RIVERSIDE, California (Reuters) - A lawyer for a California boy accused of murdering his neo-Nazi father urged a judge on Wednesday to convict his client of a lesser charge of voluntary manslaughter, citing what he termed an abusive upbringing.
But a prosecutor told the court that Joseph Hall, who both sides agree shot his father at point blank range in May 2011 when he was 10 years old, knew at the time his actions were wrong, and that abuse allegations cited by the defense were a diversion.
“Joseph was not raised in the home described by the defense here,” Riverside County Deputy District Attorney Michael Soccio said during his closing remarks in the high-profile trial. “It doesn’t exist.
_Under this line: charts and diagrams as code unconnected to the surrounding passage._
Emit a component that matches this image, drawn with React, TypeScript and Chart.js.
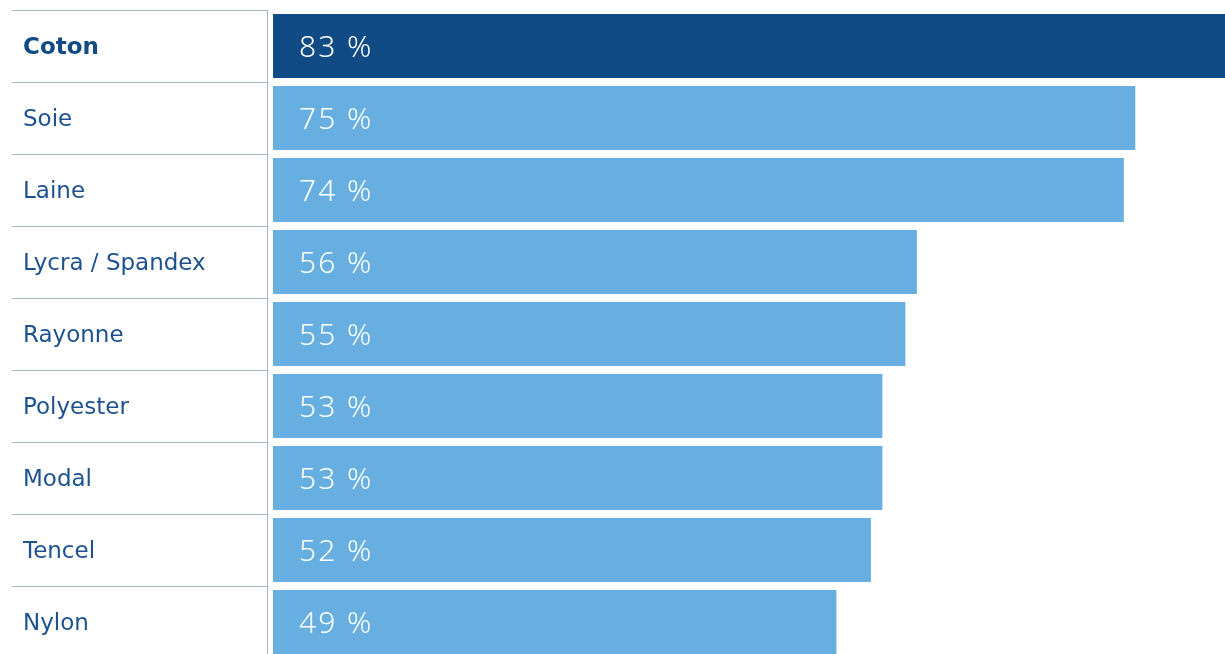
import React, { useEffect, useRef } from "react";
import { Chart, registerables } from "chart.js";

Chart.register(...registerables);

const categories = ["Coton", "Soie", "Laine", "Lycra / Spandex", "Rayonne", "Polyester", "Modal", "Tencel", "Nylon"];
const values = [83, 75, 74, 56, 55, 53, 53, 52, 49];
const highlightIndex = 0;

const DARK = "#114b85";
const LIGHT = "#67afe1";
const LABEL = "#1d5290";
const LINE = "#a6b5c4";
const FONT = "'DejaVu Sans', sans-serif";
const VALUE_FONT = "'Noto Sans', sans-serif";

const tablePlugin = {
  id: "tableLines",
  afterDraw(chart: any) {
    const { ctx, chartArea, scales } = chart;
    const y = scales.y;
    const x = scales.x;
    const n = categories.length;
    const step = n > 1 ? y.getPixelForValue(1) - y.getPixelForValue(0) : 72;
    ctx.save();
    ctx.strokeStyle = LINE;
    ctx.lineWidth = 1;
    for (let i = 0; i < n; i++) {
      const yy = Math.round(y.getPixelForValue(i) - step / 2) + 0.5;
      ctx.beginPath();
      ctx.moveTo(12, yy);
      ctx.lineTo(chartArea.left - 6, yy);
      ctx.stroke();
    }
    const vx = chartArea.left - 6 + 0.5;
    ctx.beginPath();
    ctx.moveTo(vx, Math.round(y.getPixelForValue(0) - step / 2));
    ctx.lineTo(vx, chart.height);
    ctx.stroke();

    ctx.fillStyle = "#ffffff";
    ctx.font = `300 30px ${VALUE_FONT}`;
    try {
      (ctx as any).letterSpacing = "2px";
    } catch (e) {}
    ctx.textAlign = "left";
    ctx.textBaseline = "middle";
    values.forEach((v, i) => {
      ctx.fillText(`${v} %`, x.getPixelForValue(0) + 26, y.getPixelForValue(i) + 2);
    });
    ctx.restore();
  },
};

export default function App() {
  const ref = useRef<HTMLCanvasElement>(null);
  useEffect(() => {
    if (!ref.current) return;
    const chart = new Chart(ref.current, {
      type: "bar",
      data: {
        labels: categories,
        datasets: [
          {
            data: values,
            backgroundColor: values.map((_, i) => (i === highlightIndex ? DARK : LIGHT)),
            borderWidth: 0,
            categoryPercentage: 1,
            barPercentage: 64 / 72,
          },
        ],
      },
      options: {
        indexAxis: "y",
        animation: false,
        responsive: false,
        devicePixelRatio: 1,
        layout: { padding: { left: 23, top: 10, bottom: 2, right: 0 } },
        plugins: { legend: { display: false }, tooltip: { enabled: false } },
        scales: {
          x: { display: false, min: 0, max: 82.8 },
          y: {
            grid: { display: false, drawTicks: false },
            border: { display: false },
            ticks: {
              crossAlign: "far",
              padding: 0,
              labelOffset: 2,
              font: (c: any) => ({
                family: FONT,
                size: 23,
                weight: c.index === highlightIndex ? "bold" : "normal",
              }),
              color: (c: any) => (c.index === highlightIndex ? DARK : LABEL),
            } as any,
            afterFit: (s: any) => {
              s.width = 250;
              s.paddingTop = 0;
              s.paddingBottom = 0;
            },
          },
        },
      } as any,
      plugins: [tablePlugin],
    });
    return () => chart.destroy();
  }, []);
  return (
    <div style={{ position: "fixed", left: 0, top: 0, width: 1225, height: 654, overflow: "hidden", background: "#fff" }}>
      <canvas ref={ref} width={1225} height={660} style={{ display: "block" }} />
    </div>
  );
}
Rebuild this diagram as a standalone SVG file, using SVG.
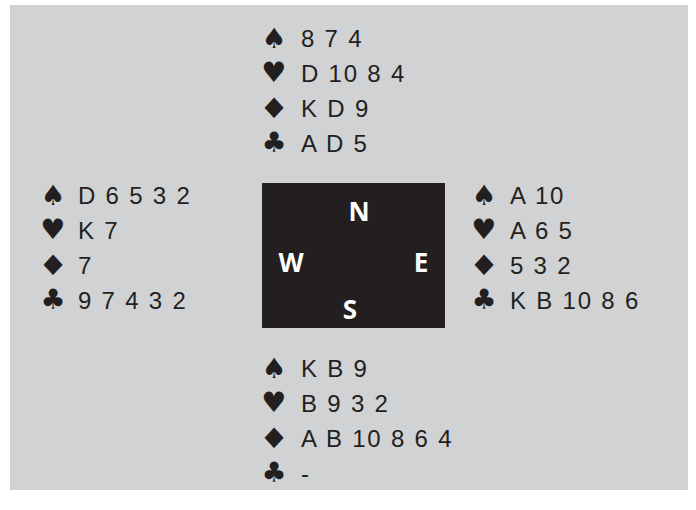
<svg xmlns="http://www.w3.org/2000/svg" width="696" height="510" viewBox="0 0 696 510">
<style>
.card{font-family:"Liberation Sans",Arial,sans-serif;font-size:24px;letter-spacing:1.8px;fill:#231f20}
.suit{font-family:"DejaVu Sans",sans-serif;font-size:28px;fill:#231f20;text-anchor:middle}
.dia{font-family:"DejaVu Sans",sans-serif;font-size:28px;fill:#231f20;text-anchor:middle}
.dir{font-family:"Open Sans","DejaVu Sans",sans-serif;font-weight:bold;font-size:26px;fill:#ffffff;text-anchor:middle}
</style>
<rect x="10" y="5" width="678" height="485" fill="#d1d2d4"/>
<g id="table">
<rect x="262" y="183" width="183" height="145" fill="#231f20"/>
<text class="dir" x="359" y="221">N</text>
<text class="dir" x="291" y="272">W</text>
<text class="dir" x="421" y="272">E</text>
<text class="dir" x="350" y="319">S</text>
</g>
<g id="north">
<text class="suit" x="274" y="48">♠</text><text class="card" x="301" y="47">8 7 4</text>
<text class="suit" x="274" y="82">♥</text><text class="card" x="301" y="82">D 10 8 4</text>
<text class="dia" transform="translate(274,118) scale(1.2,1)">♦</text><text class="card" x="301" y="117">K D 9</text>
<text class="suit" x="274" y="152">♣</text><text class="card" x="301" y="152">A D 5</text>
</g>
<g id="west">
<text class="suit" x="53" y="205">♠</text><text class="card" x="78" y="204">D 6 5 3 2</text>
<text class="suit" x="53" y="239">♥</text><text class="card" x="78" y="239">K 7</text>
<text class="dia" transform="translate(53,275) scale(1.2,1)">♦</text><text class="card" x="78" y="274">7</text>
<text class="suit" x="53" y="309">♣</text><text class="card" x="78" y="309">9 7 4 3 2</text>
</g>
<g id="east">
<text class="suit" x="484" y="205">♠</text><text class="card" x="510" y="204">A 10</text>
<text class="suit" x="484" y="239">♥</text><text class="card" x="510" y="239">A 6 5</text>
<text class="dia" transform="translate(484,275) scale(1.2,1)">♦</text><text class="card" x="510" y="274">5 3 2</text>
<text class="suit" x="484" y="309">♣</text><text class="card" x="510" y="309">K B 10 8 6</text>
</g>
<g id="south">
<text class="suit" x="274" y="378">♠</text><text class="card" x="301" y="377">K B 9</text>
<text class="suit" x="274" y="412">♥</text><text class="card" x="301" y="412">B 9 3 2</text>
<text class="dia" transform="translate(274,448) scale(1.2,1)">♦</text><text class="card" x="301" y="447">A B 10 8 6 4</text>
<text class="suit" x="274" y="482">♣</text><text class="card" x="301" y="482">-</text>
</g>
</svg>
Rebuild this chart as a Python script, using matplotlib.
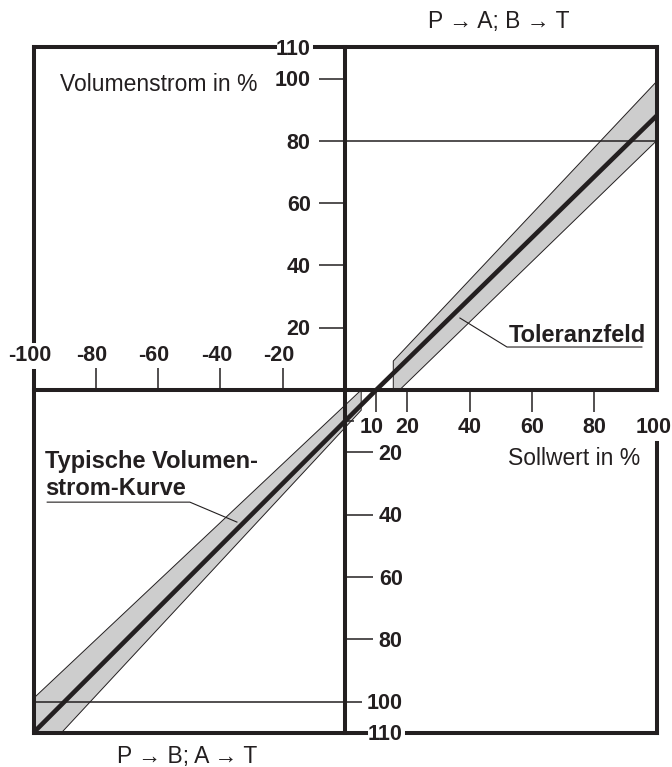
import matplotlib
matplotlib.use('Agg')
import matplotlib.pyplot as plt
from matplotlib.font_manager import FontProperties

# ---------------- data ----------------
x_ticks_neg = [-100, -80, -60, -40, -20]
x_ticks_pos = [10, 20, 40, 60, 80, 100]
y_ticks_pos = [20, 40, 60, 80, 100, 110]
y_ticks_neg = [-20, -40, -60, -80, -100, -110]
y_neg_labels = ['20', '40', '60', '80', '100', '110']

curve_x = [-100, 10, 100]
curve_y = [-110, 0, 88]

band_upper_x = [15.5, 15.5, 100, 100, 17.5]
band_upper_y = [0, 9.3, 99, 80, 0]
band_lower_x = [5.2, -100, -100, -91, 5.2]
band_lower_y = [0, -99, -110, -110, -6.5]

# ---------------- style ----------------
tfs = 15.5
tick_fp = FontProperties(family='Liberation Sans', weight='bold', size=tfs)
reg = 'Liberation Sans'
dark = '#231f20'
band_col = '#cdcdcd'

fig = plt.figure(figsize=(6.72, 7.67), dpi=100)
ax = fig.add_axes([0, 0, 1, 1])
S = 3.115
ax.set_xlim(-345 / S, (672 - 345) / S)
ax.set_ylim(-(767 - 390) / S, 390 / S)
ax.axis('off')

# bands
ax.fill(band_upper_x, band_upper_y, facecolor=band_col, edgecolor=dark, lw=0.7, zorder=1)
ax.fill(band_lower_x, band_lower_y, facecolor=band_col, edgecolor=dark, lw=0.7, zorder=1)

# curve
ax.plot(curve_x, curve_y, color=dark, lw=3.3, zorder=3, solid_capstyle='butt')

def seg(p, q, lw=2.9, z=4, cap='projecting'):
    ax.plot([p[0], q[0]], [p[1], q[1]], color=dark, lw=lw, zorder=z,
            solid_capstyle=cap)

# frame with gaps for labels
seg((-100, 110), (-22.5, 110))
seg((-9.5, 110), (100, 110))
seg((100, 110), (100, 0))
seg((100, -17), (100, -110))
seg((-100, -110), (6.8, -110))
seg((19.9, -110), (100, -110))
seg((-100, 110), (-100, 15.6))
seg((-100, 6.2), (-100, -110))
# axes
seg((0, 110), (0, -110))
seg((-100, 0), (100, 0))

# ticks
tlw = 1.1
for v in y_ticks_pos[:-1]:
    if v == 80:
        seg((-8.5, v), (100, v), lw=tlw, z=2, cap='butt')
    else:
        seg((-8.5, v), (0, v), lw=tlw, z=2, cap='butt')
for v in y_ticks_neg[:-1]:
    if v == -100:
        seg((-100, v), (5.5, v), lw=tlw, z=2, cap='butt')
    else:
        seg((0, v), (9, v), lw=tlw, z=2, cap='butt')
seg((0, -10), (3, -10), lw=tlw, z=2, cap='butt')
for v in x_ticks_neg[1:]:
    seg((v, 0), (v, 7), lw=tlw, z=2, cap='butt')
for v in x_ticks_pos[:-1]:
    seg((v, 0), (v, -7), lw=tlw, z=2, cap='butt')

# tick labels
em = tfs / 72 * 100 / S   # em in data units
off = 0.36 * em
tk = dict(fontproperties=tick_fp, color=dark, va='baseline')
for v in y_ticks_pos:
    ax.text(-11, v - off, str(v), ha='right', **tk)
for v, lab in zip(y_ticks_neg, y_neg_labels):
    ax.text(18.5, v - off, lab, ha='right', **tk)
for v in x_ticks_neg:
    ax.text(v - 1.3, 11.9 - off, str(v), ha='center', **tk)
for v in x_ticks_pos:
    if v == 10:
        ax.text(8.5, -11.2 - off, str(v), ha='center', **tk)
    elif v == 100:
        ax.text(104.7, -11.2 - off, str(v), ha='right', **tk)
    else:
        ax.text(v, -11.2 - off, str(v), ha='center', **tk)

# annotations
rg = dict(fontfamily=reg, fontsize=16.5, color=dark, va='baseline')
ax.text(49.4, 116.1, 'P \u2192 A; B \u2192 T', ha='center', **rg)
ax.text(-50.7, -119.7, 'P \u2192 B; A \u2192 T', ha='center', **rg)
ax.text(-91.5, 96.0, 'Volumenstrom in %', ha='left', **rg)
ax.text(52.3, -24.1, 'Sollwert in %', ha='left', **rg)

bd = dict(fontfamily=reg, fontweight='bold', fontsize=17, color=dark, va='baseline')
ax.text(52.6, 15.4, 'Toleranzfeld', ha='left', **bd)
ax.text(-96.3, -25.0, 'Typische Volumen-', ha='left', **bd)
ax.text(-96.3, -33.7, 'strom-Kurve', ha='left', **bd)

ax.plot([36.9, 52, 95.3], [23.1, 13.8, 13.8], color=dark, lw=0.8, zorder=5)
ax.plot([-95.6, -49.8, -34.7], [-36.0, -36.0, -42.4], color=dark, lw=0.8, zorder=5)

fig.savefig('out.png', dpi=100)
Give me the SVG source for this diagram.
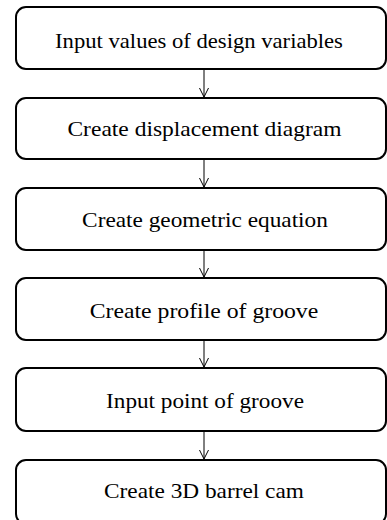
<svg xmlns="http://www.w3.org/2000/svg" width="387" height="520" viewBox="0 0 387 520">
<style>
.box{fill:#fff;stroke:#000;stroke-width:2}
.lbl{font-size:21px;fill:#000;text-anchor:middle}
.conn{stroke:#000;stroke-width:1;fill:none}
</style>
<defs>
<marker id="arr" markerWidth="12" markerHeight="10" refX="10" refY="5" orient="auto" markerUnits="userSpaceOnUse">
<path d="M1,0.5 L10,5 L1,9.5" fill="none" stroke="#000" stroke-width="1"/>
</marker>
</defs>
<rect width="387" height="520" fill="#fff"/>
<g id="connectors">
<line class="conn" x1="204" y1="70" x2="204" y2="97" marker-end="url(#arr)"/>
<line class="conn" x1="204" y1="160" x2="204" y2="187" marker-end="url(#arr)"/>
<line class="conn" x1="204" y1="251" x2="204" y2="277" marker-end="url(#arr)"/>
<line class="conn" x1="204" y1="341" x2="204" y2="367" marker-end="url(#arr)"/>
<line class="conn" x1="204" y1="432" x2="204" y2="459" marker-end="url(#arr)"/>
</g>
<g id="n1"><rect class="box" x="16" y="7" width="370" height="62" rx="10"/><text class="lbl" style="font-family:'Liberation Serif'" transform="translate(199,48) scale(1.078,1)">Input values of design variables</text></g>
<g id="n2"><rect class="box" x="16" y="98" width="370" height="61" rx="10"/><text class="lbl" style="font-family:'Liberation Serif'" transform="translate(204.5,136) scale(1.12,1)">Create displacement diagram</text></g>
<g id="n3"><rect class="box" x="16" y="188" width="370" height="62" rx="10"/><text class="lbl" style="font-family:'Liberation Serif'" transform="translate(205,227) scale(1.11,1)">Create geometric equation</text></g>
<g id="n4"><rect class="box" x="16" y="278" width="370" height="62" rx="10"/><text class="lbl" style="font-family:'Liberation Serif'" transform="translate(204,318) scale(1.13,1)">Create profile of groove</text></g>
<g id="n5"><rect class="box" x="16" y="368" width="370" height="63" rx="10"/><text class="lbl" style="font-family:'Liberation Serif'" transform="translate(205,408) scale(1.106,1)">Input point of groove</text></g>
<g id="n6"><rect class="box" x="16" y="460" width="370" height="64" rx="10"/><text class="lbl" style="font-family:'Liberation Serif'" transform="translate(204,498) scale(1.11,1)">Create 3D barrel cam</text></g>
</svg>
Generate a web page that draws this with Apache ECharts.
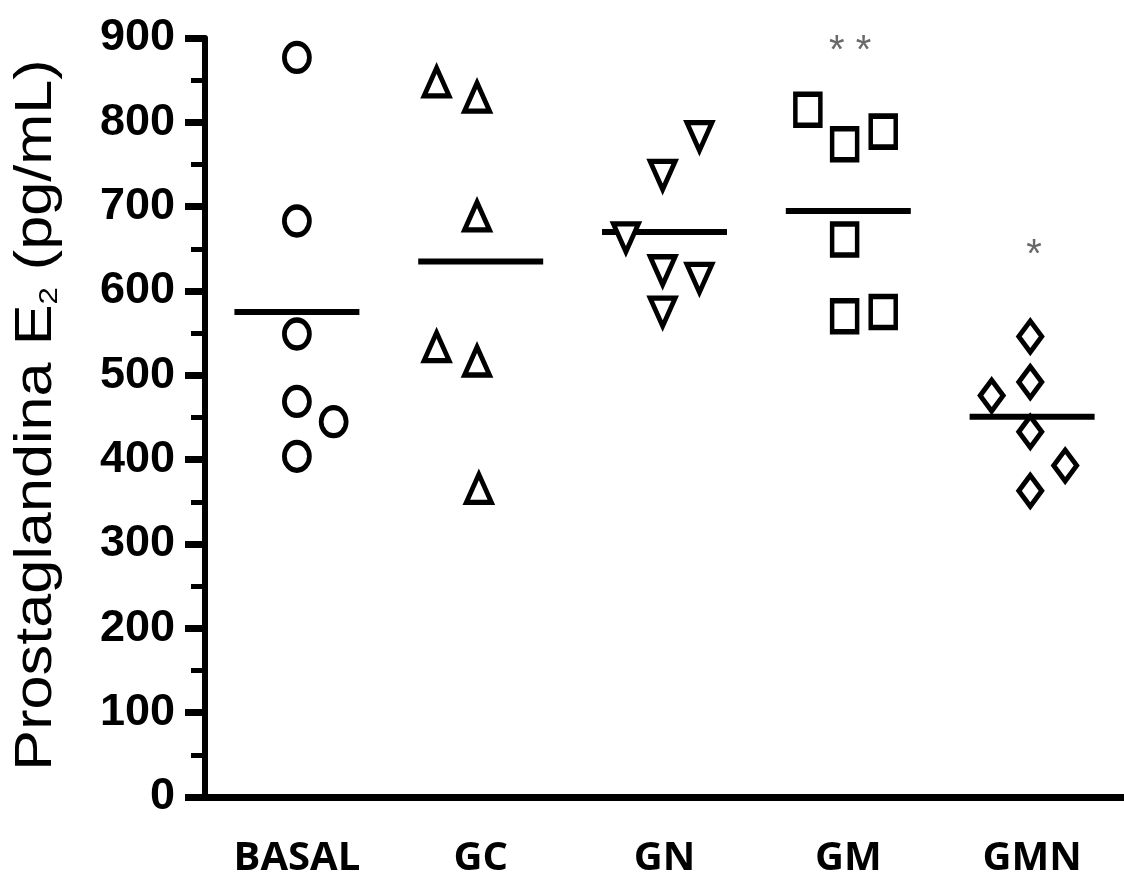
<!DOCTYPE html>
<html>
<head>
<meta charset="utf-8">
<script src="https://cdn.jsdelivr.net/npm/echarts@6/dist/echarts.min.js"></script>
<style>
html,body{margin:0;padding:0;background:#fff;}
#chart{width:1124px;height:879px;}
</style>
</head>
<body>
<div id="chart"></div>
<script>
// ---- data ----
var categories = ['BASAL', 'GC', 'GN', 'GM', 'GMN'];
var yTicks = [0, 100, 200, 300, 400, 500, 600, 700, 800, 900];
var basalValues = [877, 683, 549, 469, 445, 404];
var basalOffsets = [0, 0, 0, 0, 0.2, 0];
var gcValues = [848, 830, 689, 534, 517, 366];
var gcOffsets = [-0.24, -0.02, -0.02, -0.24, -0.02, -0.01];
var gnValues = [783, 737, 663, 624, 615, 575];
var gnOffsets = [0.19, -0.01, -0.21, -0.01, 0.19, -0.01];
var gmValues = [815, 774, 789, 661, 570, 575];
var gmOffsets = [-0.22, -0.02, 0.19, -0.02, -0.02, 0.19];
var gmnValues = [546, 492, 476, 433, 393, 363];
var gmnOffsets = [-0.01, -0.01, -0.22, -0.01, 0.18, -0.01];
var means = [575, 635, 670, 695, 451];
var significance = ['', '', '', '* *', '*'];
var significanceY = [0, 0, 0, 894, 652];

// ---- build ----
var groups = [
  {values: basalValues, offsets: basalOffsets, symbol: 'circle', size: [25, 28], rotate: 0},
  {values: gcValues, offsets: gcOffsets, symbol: 'triangle', size: [25, 28], rotate: 0},
  {values: gnValues, offsets: gnOffsets, symbol: 'triangle', size: [25, 28], rotate: 180},
  {values: gmValues, offsets: gmOffsets, symbol: 'rect', size: [25, 31], rotate: 0},
  {values: gmnValues, offsets: gmnOffsets, symbol: 'diamond', size: [23, 31], rotate: 0}
];
var series = [];
groups.forEach(function (g, i) {
  series.push({
    type: 'scatter',
    name: categories[i],
    xAxisIndex: 1,
    symbol: g.symbol,
    symbolSize: g.size,
    symbolRotate: g.rotate,
    itemStyle: {color: '#ffffff', borderColor: '#000000', borderWidth: 5, opacity: 1},
    emphasis: {disabled: true},
    silent: true,
    z: 3,
    data: g.values.map(function (v, k) { return [i + g.offsets[k], v]; })
  });
  series.push({
    type: 'line',
    xAxisIndex: 1,
    symbol: 'none',
    silent: true,
    lineStyle: {color: '#000', width: 6},
    z: 2,
    data: [[i - 0.34, means[i]], [i + 0.34, means[i]]]
  });
});
var sigData = [];
significance.forEach(function (s, i) { if (s) sigData.push({value: [i + 0.01, significanceY[i]], label: {formatter: s}}); });
series.push({
  type: 'scatter',
  xAxisIndex: 1,
  symbolSize: 1,
  silent: true,
  itemStyle: {color: 'rgba(0,0,0,0)'},
  label: {show: true, position: 'inside', offset: [0, 9], color: '#444', fontSize: 40,
          fontFamily: "'Liberation Sans', Arial, sans-serif"},
  data: sigData
});

var chart = echarts.init(document.getElementById('chart'), null, {renderer: 'canvas'});
chart.setOption({
  animation: false,
  backgroundColor: '#ffffff',
  grid: {left: 205, top: 38, width: 923, bottom: 79, containLabel: false},
  xAxis: [{
    type: 'category',
    data: categories,
    boundaryGap: true,
    axisLine: {lineStyle: {color: '#000', width: 7}},
    axisTick: {alignWithLabel: true, length: 20, lineStyle: {color: '#000', width: 6}},
    axisLabel: {margin: 42, color: '#000', fontSize: 40, fontWeight: 'bold',
                fontFamily: "'Open Sans', 'DejaVu Sans', sans-serif"},
    splitLine: {show: false}
  }, {
    type: 'value',
    min: -0.5,
    max: 4.5,
    show: false
  }],
  yAxis: {
    type: 'value',
    min: yTicks[0],
    max: yTicks[yTicks.length - 1],
    interval: 100,
    axisLine: {show: true, onZero: false, lineStyle: {color: '#000', width: 6}},
    axisTick: {show: true, length: 20, lineStyle: {color: '#000', width: 7}},
    minorTick: {show: true, splitNumber: 2, length: 14, lineStyle: {color: '#000', width: 5}},
    axisLabel: {margin: 30, color: '#000', fontSize: 45, fontWeight: 'bold',
                fontFamily: "'Liberation Sans', Arial, sans-serif"},
    splitLine: {show: false}
  },
  graphic: [{
    type: 'text',
    x: 37,
    y: 415,
    rotation: Math.PI / 2,
    scaleX: 1.2,
    style: {
      text: 'Prostaglandina E{s|2} (pg/mL)',
      fontSize: 51,
      fontFamily: "'Liberation Sans', Arial, sans-serif",
      fill: '#000',
      align: 'center',
      verticalAlign: 'middle',
      rich: {s: {fontSize: 26, verticalAlign: 'bottom', fontFamily: "'Liberation Sans', Arial, sans-serif"}}
    }
  }],
  series: series
});
</script>
</body>
</html>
It’s fiction, a smoke screen, a red herring.”
Defense lawyers concede that Hall, now 12, shot his 32-year-old father, a regional director of the National Socialist Movement, with his own gun, but argue that the boy should not be held criminally responsible.
The case in Riverside, 60 miles east of Los Angeles, has made headlines because of Jeffrey Hall’s neo-Nazi associations and the rarity of a parent being killed by a child so young.
Kathleen Heide, a criminologist who specializes in juvenile offenders, has said that 8,000 murder victims over the past 32 years were slain by their offspring, but only 16 of those crimes were committed by defendants aged 10 or younger.
Riverside County Superior Court Judge Jean Leonard, who is hearing the juvenile case without a jury, was expected to render her verdict on Monday.
Because Hall is a minor, the purpose of the trial is not to determine guilt or innocence, but whether certain allegations about his motives are true. If he is found responsible for the crime, he could be sent to a juvenile facility until he is 23.
Defense lawyers have said the boy was conditioned by his father’s violent, racist behavior and that he killed him to put an end to physical abuse.
Defense attorney Matthew Hardy - who on Monday withdrew his young client’s plea of not guilty by reason of insanity - told Leonard that Hall should be convicted of voluntary manslaughter because he was essentially acting in self-defense.
Hardy displayed a photo of Hall, his father and an unidentified young girl standing with a man who was wearing Ku Klux Klan robes. Hall was holding a toy gun in the picture.
“I put this photo up to show the type of conditioning Joseph had,” he said. “This young man never had a chance in his life. He was pre-programmed to act immorally.”
A psychologist called as a witness by the defense testified during the trial that the boy had been conditioned to violence by years of physical, emotional and likely sexual abuse.
But Soccio called Jeffrey Hall a “loving father” who taught his son to be nonviolent despite his own neo-Nazi ties, and said the boy “made the choice” to kill.
Prosecutors say Hall, who lived with four siblings, shot his father because he thought he was planning to divorce his stepmother, Krista McCary. Prosecutors said the boy was close to McCary and considered her his true mother.
“The proper finding should be murder,” he said. “The evidence is ample that it was premeditated and planned.”